After listening for a while, I numbly turned off the car and proceded up to the third floor doctor's office to get my pinchy stint removed. The doctor was in the middle of removing it when a nurse rushed in and whispered to the doctor. He paused and asked her to bring in a radio. While he finished removing my stint, we both listened in growing horror to the story that was coming in over the radio.

This was MY country. These were MY countrymen.

At work, later, there weren't many phone calls coming in so we mostly rotated around the TV in the break room. Four or five of us would watch for 20 minutes or so, then we'd go back to our desks and stay glued to cnn.com until it was our turn at the TV again. I refreshed the CNN website so often that I actually saw the front page being built.

The rest of that day is nothing more than a series of mental snapshots in my memory.

I watched the live footage of the second plane crashing. I saw people leaping from the burning building to their deaths before the media grew a heart and stopped showing it. I called DH at home and we discussed taking the kids out of school. Some of my co-workers went home because of the fear and stress. The company ordered pizza for the rest of us still working. Someone brought in an enormous flag and hung it from the rafters (we had offices in an old remodeled warehouse). Someone else bought little handheld flags from the dollar store while on break and everyone taped them to our computer monitors.

I still have my flag.

Later that night, DH and I sat at home watching the news, trying to comfort our children that nobody was going to blow them up. We downplayed the event to our children, and some might criticize us for that, however, they were 9, 7 and 3 at the time. For them, all they needed to know was that mommy and daddy loved them and sometimes bad things happen. We silently thanked God that it hadn't happened to our family and loved ones.

After the kids went to sleep, I peeked in on them and watched them breathing. What I remembered the most about that day was the news story I had heard about flight 93. A father was flying home to his wife with their infant child when flight 93 was hijacked. He called his wife on his cell phone and left her a voicemail message. He said that someone was going to watch their baby while he attempted to retake the plane with a couple other passengers. He loved her very much. He had heard about the Pentagon and somethign about New York city. He did NOT want his flight to be used like that. If he was going down, he was going to go down fighting.

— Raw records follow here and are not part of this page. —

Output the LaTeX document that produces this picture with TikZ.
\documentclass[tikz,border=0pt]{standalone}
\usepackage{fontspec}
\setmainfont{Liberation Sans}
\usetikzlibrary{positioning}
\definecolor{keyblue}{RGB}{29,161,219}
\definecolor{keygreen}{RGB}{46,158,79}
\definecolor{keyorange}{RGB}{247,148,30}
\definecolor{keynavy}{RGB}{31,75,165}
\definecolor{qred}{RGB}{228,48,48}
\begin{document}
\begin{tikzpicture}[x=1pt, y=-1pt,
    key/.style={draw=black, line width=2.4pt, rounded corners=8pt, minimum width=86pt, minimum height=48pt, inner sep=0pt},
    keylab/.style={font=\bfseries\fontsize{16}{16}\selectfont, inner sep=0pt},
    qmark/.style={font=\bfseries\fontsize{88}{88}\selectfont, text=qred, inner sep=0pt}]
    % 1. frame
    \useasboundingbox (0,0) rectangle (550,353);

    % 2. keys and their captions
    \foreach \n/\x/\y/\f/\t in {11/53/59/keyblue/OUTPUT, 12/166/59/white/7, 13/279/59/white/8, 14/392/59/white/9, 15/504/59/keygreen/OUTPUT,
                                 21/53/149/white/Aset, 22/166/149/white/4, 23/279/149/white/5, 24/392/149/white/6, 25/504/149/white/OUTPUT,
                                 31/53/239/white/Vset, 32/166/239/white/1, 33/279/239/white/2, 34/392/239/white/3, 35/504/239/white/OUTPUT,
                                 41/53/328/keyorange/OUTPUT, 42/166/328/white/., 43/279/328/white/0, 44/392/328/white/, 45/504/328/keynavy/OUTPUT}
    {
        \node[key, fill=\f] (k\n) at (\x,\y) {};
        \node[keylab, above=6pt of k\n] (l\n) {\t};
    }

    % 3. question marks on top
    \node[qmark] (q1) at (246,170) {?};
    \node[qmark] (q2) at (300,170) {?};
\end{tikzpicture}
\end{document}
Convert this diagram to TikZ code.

As I watched my kids that night, I think I cried a little. This story struck me the hardest of all because this father came to a conclusion that I don't know that I could have come to if I was in his shoes. He decided that the news reports were correct. How long did he have to think about this, really? Five minutes? Ten? I had doubted the news reports, and even after a half hour I was still doubting them. He entrusted his son to a strangers care. I NEVER put my children in the care of someone I do not know. He confronted men with guns. I have a hard time confronting the phone company about an overcharge.

He sacrificed not only his life but that of his infant son. As a parent, I have to say that it must have been an extremely difficult decision. Pre-911 we were always taught to give hijackers what they want. He chose not to. He had a job, a wife, a new baby, and he understood the stakes. He freely gave his life so that others might not die. This man was the true definition of a superhero. He was just an ordinary man, doing an extraordinary thing.

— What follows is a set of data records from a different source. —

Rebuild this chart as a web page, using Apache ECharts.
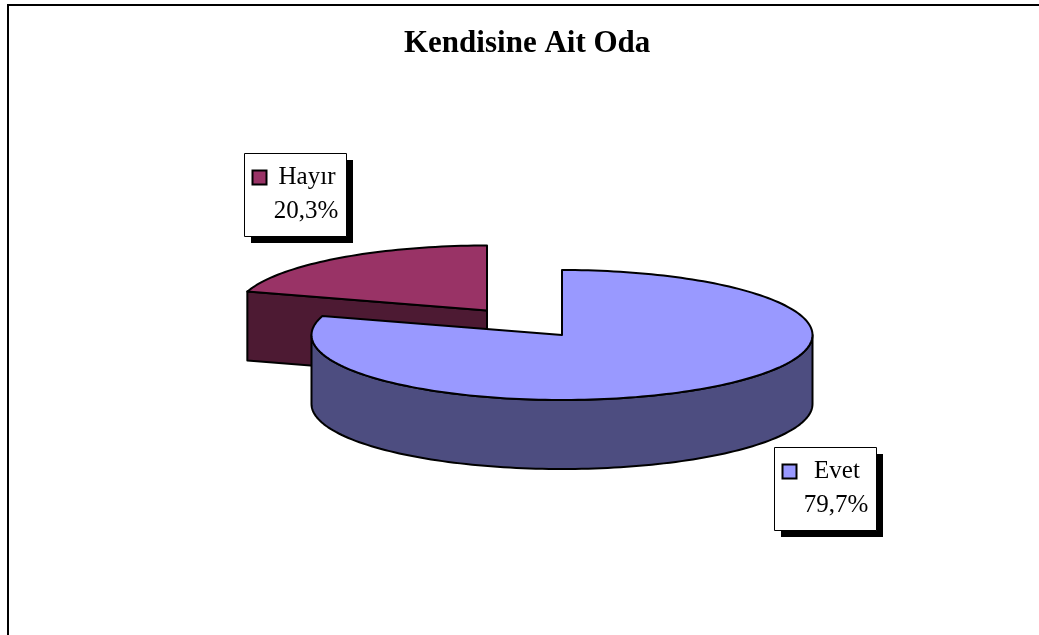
<!DOCTYPE html>
<html>
<head>
<meta charset="utf-8">
<style>html,body{margin:0;padding:0;background:#fff;overflow:hidden}#c{width:1039px;height:635px}</style>
<script src="https://cdn.jsdelivr.net/npm/echarts@6/dist/echarts.min.js"></script>
</head>
<body>
<div id="c"></div>
<script>
var chartTitle = 'Kendisine Ait Oda';
var categories = ['Hayır', 'Evet'];
var shares = [20.3, 79.7];
var topColors = ['#993366', '#9999FF'];
var sideColors = ['#4D1A33', '#4D4D80'];
var centers = [[487, 310.5], [562, 335]];
var labelBoxes = [[244, 153], [774, 447]];

var RX = 250.5, RY = 65, DEPTH = 69, STROKE = 2;
var FONT = '"Liberation Serif","Times New Roman",serif';
var total = shares.reduce(function (a, b) { return a + b; }, 0);

function pt(c, deg, dy) {
  var t = deg * Math.PI / 180;
  return [c[0] + RX * Math.sin(t), c[1] - RY * Math.cos(t) + (dy || 0)];
}
function arc(c, a, b, dy) {
  var out = [], n = Math.max(2, Math.ceil(Math.abs(b - a) / 1.5));
  for (var i = 0; i <= n; i++) out.push(pt(c, a + (b - a) * i / n, dy));
  return out;
}
function poly(points, fill) {
  return {
    type: 'polygon',
    shape: { points: points },
    style: { fill: fill, stroke: '#000', lineWidth: STROKE, lineJoin: 'round' }
  };
}
function renderSlice(params, api) {
  var i = api.value(0), share = api.value(1);
  var after = 0;
  for (var k = i + 1; k < shares.length; k++) after += shares[k];
  var a0 = 360 * after / total, a1 = a0 + 360 * share / total;
  var c = centers[i], kids = [];

  if (a0 < 180 && a1 > 90) {
    // outer wall facing the viewer, between 90 and 270 degrees
    var wa = Math.max(a0, 90), wb = Math.min(a1, 270);
    kids.push(poly(arc(c, wa, wb, 0).concat(arc(c, wb, wa, DEPTH)), sideColors[i]));
  }
  if (a0 > 180) {
    // cut face at the start of the slice
    var p = pt(c, a0, 0), q = [c[0], c[1]];
    kids.push(poly([p, q, [q[0], q[1] + DEPTH], [p[0], p[1] + DEPTH]], sideColors[i]));
  }
  kids.push(poly([[c[0], c[1]]].concat(arc(c, a0, a1, 0)), topColors[i]));

  var b = labelBoxes[i], pct = share.toFixed(1).replace('.', ',') + '%';
  kids.push({ type: 'rect', shape: { x: b[0] + 7, y: b[1] + 7, width: 102, height: 83 }, style: { fill: '#000' } });
  kids.push({ type: 'rect', shape: { x: b[0] + 0.5, y: b[1] + 0.5, width: 102, height: 83 }, style: { fill: '#fff', stroke: '#000', lineWidth: 1 } });
  kids.push({ type: 'rect', shape: { x: b[0] + 8.5, y: b[1] + 17.5, width: 14, height: 14 }, style: { fill: topColors[i], stroke: '#000', lineWidth: 2 } });
  kids.push({ type: 'text', style: { x: b[0] + 63, y: b[1] + 12, text: categories[i], fill: '#000', font: '25px ' + FONT, align: 'center', verticalAlign: 'top' } });
  kids.push({ type: 'text', style: { x: b[0] + 62, y: b[1] + 46, text: pct, fill: '#000', font: '25px ' + FONT, align: 'center', verticalAlign: 'top' } });
  return { type: 'group', children: kids };
}

var chart = echarts.init(document.getElementById('c'), null, { renderer: 'canvas' });
chart.setOption({
  animation: false,
  backgroundColor: '#fff',
  title: {
    text: chartTitle, left: 399, top: 23,
    textStyle: { fontFamily: FONT, fontWeight: 'bold', fontSize: 31, color: '#000' }
  },
  graphic: [
    { type: 'polyline', silent: true, shape: { points: [[8, 635], [8, 5], [1039, 5]] }, style: { fill: 'none', stroke: '#000', lineWidth: 2 } }
  ],
  series: [{
    type: 'custom',
    coordinateSystem: 'none',
    silent: true,
    renderItem: renderSlice,
    data: categories.map(function (n, i) { return { name: n, value: [i, shares[i]] }; })
  }]
});
</script>
</body>
</html>
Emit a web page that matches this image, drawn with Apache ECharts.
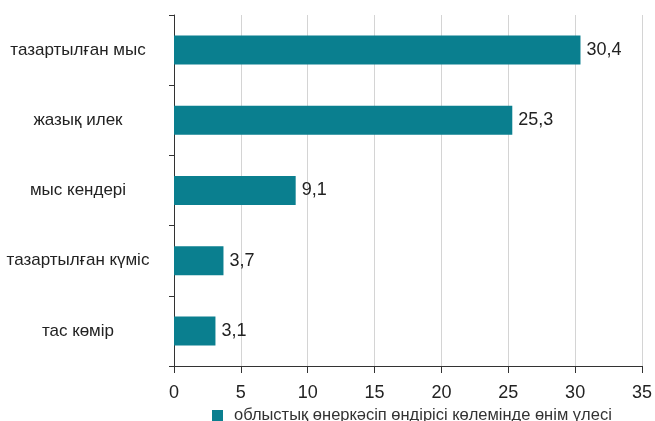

Anonymous Anonymous said...

You brought back a lot of memories. A sad time to think about and one that will never be forgotten. (Didn't hear about the guy with the baby before.) It was a wake up call for America. So wasn't the Hurricane in the south. Love you, MOM

9/11/2005 08:36:00 PM  
Blogger Cate said...

Like your mom, I hadn't heard that story before either. So touching.

Karry, you write like it's something you were born to do. It's good you are finding out what wonderful things you can do while you've still got years left to enjoy your talents.